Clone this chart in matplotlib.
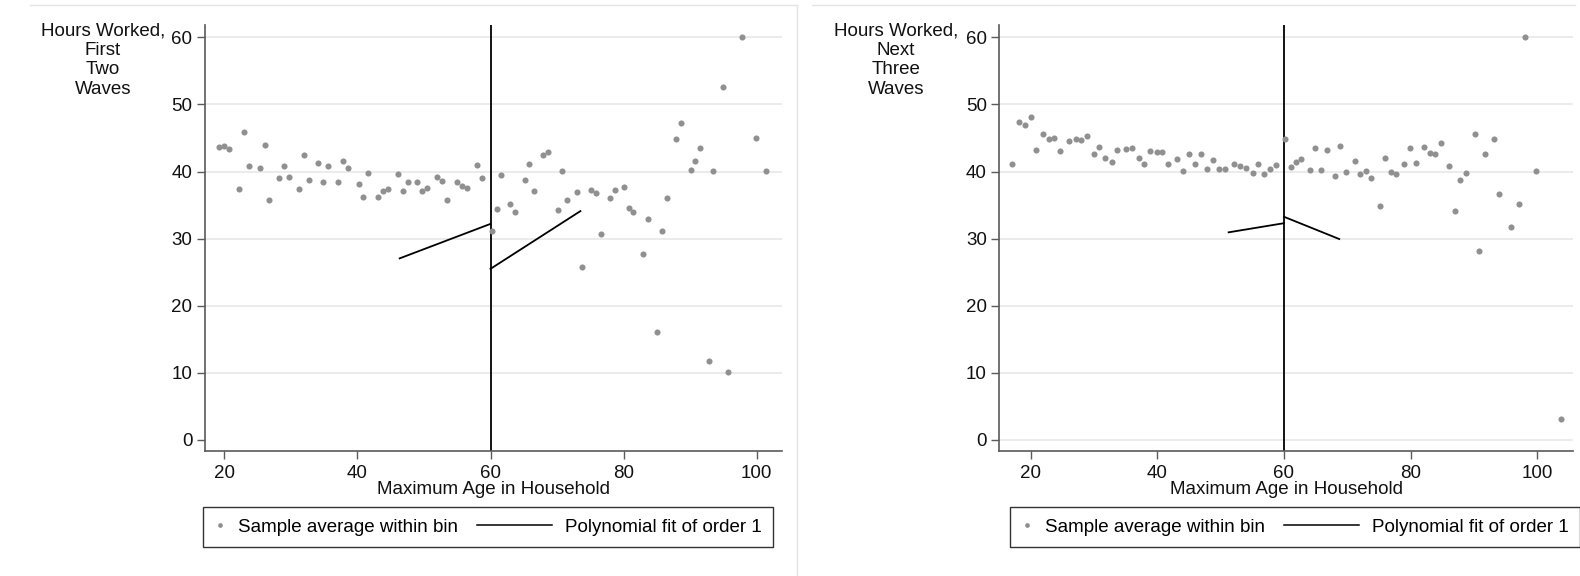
import matplotlib
matplotlib.use('Agg')
import matplotlib.pyplot as plt
from matplotlib.legend_handler import HandlerLine2D
from matplotlib.lines import Line2D

plt.rcParams['font.family'] = ['Liberation Sans', 'DejaVu Sans']

# ---------------- data ----------------
left_age = [19.25, 20.0, 20.75, 22.25, 22.95, 23.7, 25.3, 26.05, 26.75, 28.25, 29.0, 29.7, 31.2, 31.95,
            32.7, 34.15, 34.9, 35.65, 37.1, 37.85, 38.6, 40.2, 40.9, 41.65, 43.1, 43.85, 44.6, 46.1,
            46.8, 47.55, 49.0, 49.75, 50.5, 51.95, 52.7, 53.45, 55.0, 55.75, 56.5, 57.95, 58.7,
            60.25, 60.95, 61.55, 63.0, 63.75, 65.15, 65.85, 66.6, 67.95, 68.7, 70.15, 70.8, 71.5,
            73.0, 73.75, 75.1, 75.8, 76.55, 77.9, 78.65, 80.1, 80.75, 81.45, 82.95, 83.7, 85.0,
            85.75, 86.5, 87.85, 88.6, 90.05, 90.7, 91.4, 92.85, 93.5, 95.0, 95.7, 97.8, 99.9, 101.35]
left_hours = [43.7, 43.85, 43.4, 37.4, 45.85, 40.75, 40.55, 43.9, 35.8, 39.0, 40.8, 39.2, 37.4, 42.4,
              38.7, 41.3, 38.5, 40.8, 38.4, 41.55, 40.55, 38.15, 36.2, 39.8, 36.2, 37.15, 37.4, 39.65,
              37.15, 38.4, 38.5, 37.15, 37.55, 39.2, 38.65, 35.7, 38.5, 37.9, 37.55, 40.95, 39.0,
              31.1, 34.45, 39.5, 35.2, 33.95, 38.75, 41.05, 37.05, 42.45, 42.9, 34.2, 40.05, 35.7,
              36.95, 25.75, 37.3, 36.8, 30.7, 36.05, 37.2, 37.7, 34.6, 33.95, 27.75, 33.0, 16.15,
              31.1, 36.05, 44.8, 47.2, 40.2, 41.55, 43.5, 11.75, 40.05, 52.55, 10.1, 60.0, 45.0, 40.05]

right_age = [17.1, 18.1, 19.1, 20.0, 20.9, 21.9, 22.85, 23.75, 24.65, 26.05, 27.1, 28.0, 28.9, 29.95,
             30.85, 31.8, 32.85, 33.7, 35.05, 36.0, 37.05, 37.9, 38.85, 39.9, 40.8, 41.7, 43.1, 44.05,
             45.0, 45.95, 46.85, 47.85, 48.8, 49.7, 50.75, 52.1, 53.05, 53.95, 55.05, 55.95, 56.8,
             57.85, 58.75,
             60.1, 61.05, 61.9, 62.75, 64.05, 64.95, 65.85, 66.8, 68.05, 68.9, 69.85, 71.15, 72.05,
             72.95, 73.8, 75.15, 75.95, 76.85, 77.7, 79.0, 79.95, 80.8, 82.1, 83.05, 83.9, 84.85,
             86.1, 87.05, 87.85, 88.75, 90.15, 90.85, 91.8, 93.1, 93.95, 95.85, 97.1, 98.0, 99.8, 103.7]
right_hours = [41.05, 47.35, 46.95, 48.15, 43.15, 45.6, 44.9, 45.0, 43.05, 44.6, 44.9, 44.7, 45.35,
               42.65, 43.6, 41.95, 41.4, 43.25, 43.35, 43.45, 42.0, 41.05, 43.05, 42.95, 42.85, 41.05,
               41.8, 40.05, 42.65, 41.05, 42.65, 40.4, 41.7, 40.4, 40.4, 41.05, 40.8, 40.5, 39.8,
               41.05, 39.65, 40.35, 40.95,
               44.8, 40.7, 41.45, 41.85, 40.3, 43.5, 40.2, 43.15, 39.35, 43.75, 39.9, 41.55, 39.6,
               40.1, 39.1, 34.85, 41.95, 39.9, 39.6, 41.05, 43.5, 41.2, 43.6, 42.75, 42.65, 44.25,
               40.8, 34.1, 38.75, 39.75, 45.6, 28.15, 42.55, 44.8, 36.65, 31.8, 35.1, 60.0, 40.05, 3.15]

cutoff = 60
left_fit_below_x = [46.35, 60.0]
left_fit_below_y = [27.06, 32.2]
left_fit_above_x = [60.0, 73.5]
left_fit_above_y = [25.5, 34.1]
right_fit_below_x = [51.26, 60.0]
right_fit_below_y = [30.94, 32.3]
right_fit_above_x = [60.0, 68.73]
right_fit_above_y = [33.26, 29.94]

yticks = [0, 10, 20, 30, 40, 50, 60]
xticks = [20, 40, 60, 80, 100]
left_title = "Hours Worked,\nFirst\nTwo\nWaves"
right_title = "Hours Worked,\nNext\nThree\nWaves"
xlabel = "Maximum Age in Household"
legend_labels = ["Sample average within bin", "Polynomial fit of order 1"]

# ---------------- style ----------------
W, H = 1580, 576
FS = 13.5
DOT = '#909090'
GRID = '#ebebeb'
SPINE = '#5a5a5a'


class ExtendedLine(HandlerLine2D):
    def __init__(self, extend, **kw):
        super().__init__(**kw)
        self.extend = extend

    def get_xdata(self, legend, xdescent, ydescent, width, height, fontsize):
        xdata, xdata_marker = super().get_xdata(legend, xdescent, ydescent, width, height, fontsize)
        xdata = [-xdescent - self.extend * fontsize, -xdescent + width]
        return xdata, xdata_marker


fig = plt.figure(figsize=(W / 100, H / 100), dpi=100)
fig.patch.set_facecolor('white')

ax_top = 25
ax_bot = 451
panels = [
    dict(x0=205, x1=781.7, xlim=(17.1, 103.75), age=left_age, hours=left_hours,
         fb=(left_fit_below_x, left_fit_below_y), fa=(left_fit_above_x, left_fit_above_y),
         title=left_title, tx=103, grid0=False, lx=488),
    dict(x0=999.3, x1=1573.3, xlim=(15.04, 105.7), age=right_age, hours=right_hours,
         fb=(right_fit_below_x, right_fit_below_y), fa=(right_fit_above_x, right_fit_above_y),
         title=right_title, tx=896, grid0=True, lx=1295),
]

for p in panels:
    ax = fig.add_axes([p['x0'] / W, 1 - ax_bot / H, (p['x1'] - p['x0']) / W, (ax_bot - ax_top) / H])
    ax.set_xlim(*p['xlim'])
    ax.set_ylim(-1.64, 61.83)
    for g in yticks:
        if g == 0 and not p['grid0']:
            continue
        ax.axhline(g, color=GRID, lw=1.4, zorder=0)
    ax.axvline(cutoff, color='black', lw=1.3, zorder=2)
    ax.plot(p['age'], p['hours'], 'o', color=DOT, ms=4.4, mec='none', zorder=3)
    ax.plot(p['fb'][0], p['fb'][1], color='black', lw=1.3, zorder=4)
    ax.plot(p['fa'][0], p['fa'][1], color='black', lw=1.3, zorder=4)

    for s in ['top', 'right']:
        ax.spines[s].set_visible(False)
    for s in ['left', 'bottom']:
        ax.spines[s].set_color(SPINE)
        ax.spines[s].set_linewidth(1.2)
    ax.set_xticks(xticks)
    ax.set_yticks(yticks)
    ax.tick_params(axis='both', direction='out', length=6, width=1, color=SPINE,
                   labelsize=FS, labelcolor='#111111')
    ax.tick_params(axis='y', pad=3)
    ax.tick_params(axis='x', pad=4)
    ax.set_xlabel(xlabel, fontsize=FS, labelpad=-1, color='#111111')

    fig.text(p['tx'] / W, 1 - 23 / H, p['title'], ha='center', va='top', multialignment='center',
             fontsize=FS, linespacing=1.17, color='#111111')

    h_dot = Line2D([], [], ls='none', marker='o', color=DOT, ms=3.4, mec='none')
    h_line = Line2D([], [], color='black', lw=1.1)
    leg = ax.legend([h_dot, h_line], legend_labels, ncol=2, loc='upper center',
                    bbox_to_anchor=(p['lx'] / W, 1 - 498 / H), bbox_transform=fig.transFigure,
                    fontsize=FS, handlelength=0.6, handletextpad=0.7, columnspacing=4.4,
                    borderpad=0.6, frameon=True, fancybox=False, framealpha=1, numpoints=1,
                    handler_map={h_line: ExtendedLine(3.4)})
    leg.get_frame().set_edgecolor('#333333')
    leg.get_frame().set_linewidth(1.0)

# faint panel borders
border = '#e4e4e4'
fig.add_artist(Line2D([30 / W, 797 / W], [1 - 5 / H, 1 - 5 / H], transform=fig.transFigure, color=border, lw=1))
fig.add_artist(Line2D([797 / W, 797 / W], [1 - 5 / H, 0], transform=fig.transFigure, color=border, lw=1))
fig.add_artist(Line2D([812 / W, 1575 / W], [1 - 5 / H, 1 - 5 / H], transform=fig.transFigure, color=border, lw=1))

fig.savefig('out.png', dpi=100, facecolor='white')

● ● ●

* _Problem to work on_
Exactly reproduce the run of lines from the start of the listing through the line with "plt.rcParams['font.family'] = ['Liberation", inclusive; pictures are not copied.

* _Correct answer_
Clone this chart in matplotlib.
import matplotlib
matplotlib.use('Agg')
import matplotlib.pyplot as plt
from matplotlib.legend_handler import HandlerLine2D
from matplotlib.lines import Line2D

plt.rcParams['font.family'] = ['Liberation Sans', 'DejaVu Sans']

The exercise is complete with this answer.